Wednesday 12 October 2011

Fritiof Runhall



It was a real pleasure to meet Fritiof a spoon carver from Sweden at a course organised by Robin Wood his meeting has brought about many ideas which I thought it might be good to blog about. I generally try to blog about things not covered by other spoon bloggers because i know most of you read all of them so the next few posts will be stuff that stood out for me. One of the first things i noticed about his spoons were the beautiful long carved facets, Fritiof usually creates most of these with a drawknife on a dumb head shaving horse. I have often wondered whether the more bushcrafty of you out there have come across these contraptions? they are wonderful machines, if you have had a go on one and didn't find it good then the the one you used wasn't any good (or blunt drawknife). A shave horse makes things much faster, as you can clamp the spoon rock solid but you are also able to change it's position very rapidly and you can hold the drawknife with both hands giving you a greater amount of control.
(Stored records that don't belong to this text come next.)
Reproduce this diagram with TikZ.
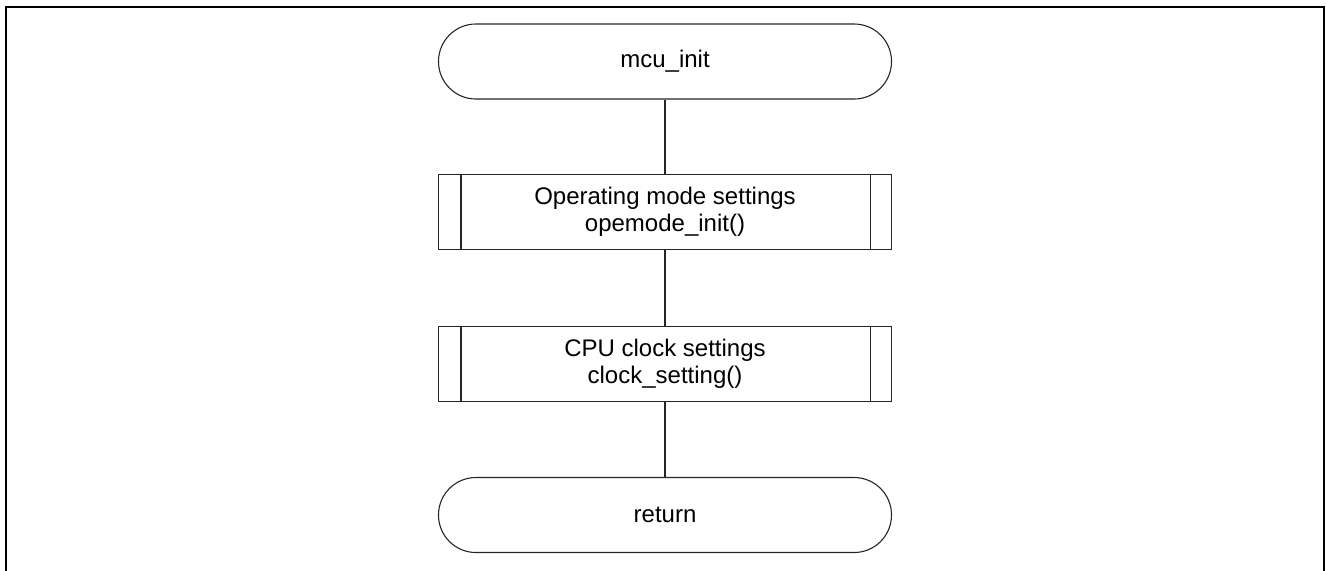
\documentclass[tikz,border=0pt]{standalone}
\usepackage{fontspec}
\setmainfont{Liberation Sans}
\begin{document}
\begin{tikzpicture}[x=0.5pt,y=-0.5pt,
  base/.style={draw=black!85,line width=0.55pt,minimum width=226.5pt,minimum height=37.5pt,
    inner sep=0pt,font=\fontsize{12}{13.5}\selectfont,align=center,fill=white},
  term/.style={base,rounded corners=18.7pt},
  proc/.style={base,rectangle},
  conn/.style={draw=black!85,line width=0.55pt}]
\useasboundingbox (0,0) rectangle (1326,570);
\draw[line width=1pt] (5.7,571) -- (5.7,6.7) -- (1324,6.7) -- (1324,571);
\node[term] (t1) at (665,61.5) {mcu\_init};
\node[proc] (b1) at (665,212) {Operating mode settings\\opemode\_init()};
\node[proc] (b2) at (665,364) {CPU clock settings\\clock\_setting()};
\node[term] (t2) at (665,515) {return};
\foreach \n in {b1,b2}{
  \draw[conn] ([xshift=11.5pt]\n.north west) -- ([xshift=11.5pt]\n.south west);
  \draw[conn] ([xshift=-11pt]\n.north east) -- ([xshift=-11pt]\n.south east);
}
\draw[conn] (t1) -- (b1);
\draw[conn] (b1) -- (b2);
\draw[conn] (b2) -- (t2);
\end{tikzpicture}
\end{document}
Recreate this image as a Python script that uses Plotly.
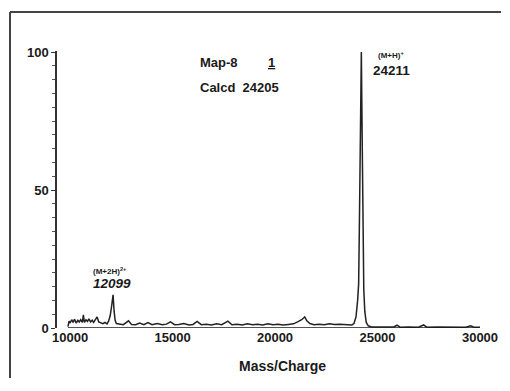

On a shave horse you use most of your bodies muscles from feet to hands which creates a lot of power and removes wood fast. You obviously don't need to use a shave horse and we had no horse on the course, but when at home making large numbers of spoons he does. I tend to use a shave horse when available for the back of the bowl, this is particularly for spoons made from straight wood, this means that to shape the back of the bowl you need to cut across end grain which can be hard work. I tend not to use the shave horse for other parts of the spoon as the type i have is not so good at clamping them (i have one with two arms rather than a dumb head), a horse that is very quick to make and quite a good comprimise between the two is the Mike Abbott lumber horse, though on his design i would prefer to replace the soft wood with hardwood for the arms and use good strong fixings. I was interested to learn Fritiof also uses a curved drawknife as i do, the curve should not have a tight radius, but allows you to round things more easily and also removes wood faster as the shavings on a round will be wider. wide + long shavings = fast. I also find concave drawknives very useful because they can get into a much tighter curve than a straight one. When on the road i cannot take a shaving horse around with me but i will get my one from storage soon enough, particulalry for increasing my ouput for the christmas market.